Abstract representation of a neural network that is made of photons and has memory capability potentially related to artificial intelligence. Courtesy of Equinox Graphics, University of Vienna.
Artificial intelligence applications are guided by neural networks that are mathematically trained to mimic human problem-solving. The quantum memristor will improve the speed and efficiency at which neural networks compute information, potentially providing the memory capabilities needed for computations at the quantum level.

The team’s approach exploited the ability of single photons to propagate simultaneously in a superposition of two or more paths. The researchers demonstrated the quantum memristor on an integrated photonic quantum processor operating on single photons. In the experiment, single photons propagated along waveguides that were laser-written on a glass substrate. The laser-written integrated photonic circuits were reconfigurable by means of integrated phase shifters.

The photonic circuit produced memristive dynamics on single-photon states through measurement and classical feedback. The single photons were guided on a superposition of several paths. One path measured the flow of photons traveling through the device. Through a feedback scheme, this measurement controlled the transmission of coherent quantum information, thus achieving memristive behavior.

After characterizing the memristive dynamics of the quantum memristor and tomographically reconstructing its quantum output state, the researchers demonstrated a potential application of the quantum memristor in the framework of quantum machine learning. They designed a memristor-based quantum reservoir computer and tested it numerically on both classical and quantum learning tasks, achieving strong performance with limited physical and computational resources and, most importantly, no architectural change when moving from one type of task to the other.
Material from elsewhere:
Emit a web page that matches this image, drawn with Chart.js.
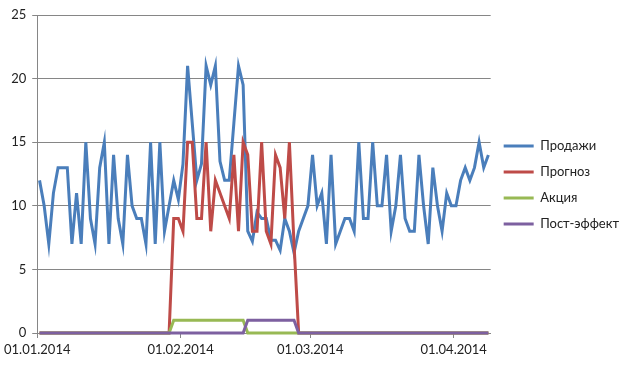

To the best of the researchers’ knowledge, this is the first experimental demonstration of a quantum memristor. Realizing such a device is especially challenging because the dynamics of a memristor differ from typical quantum behavior.

Artistic representation of a neural network containing optically interconnected Mach-Zehnder interferometers. The interferometer is the main component of the quantum memristor. Courtesy of Equinox Graphics, University of Vienna.
The quantum memristor is scalable to larger architectures using integrated quantum photonics. The only limit to larger scalability, according to the researchers, is the single-photon rate.

The device could be enhanced by integrating optical and electronic components in the same chip; the researchers believe this could be done using current semiconductor technology.

The researchers also believe that the frequency at which the quantum memristor operates could be improved using existing technology. For laser-written circuits, high-frequency operations are readily available at the expense of higher-power consumption, and other photonic platforms routinely enable frequencies even in the gigahertz regime. To take advantage of higher frequencies, however, the photon detection rate would need to be improved. Faster detection rates could be achieved by using customized fast detectors and bright single-photon sources.

The quantum memristor could provide a missing nonlinear element for quantum optical neural networks, providing a link between artificial intelligence and quantum computing.
 
The research was published in Nature Photonics (www.doi.org/10.1038/s41566-022-00973-5).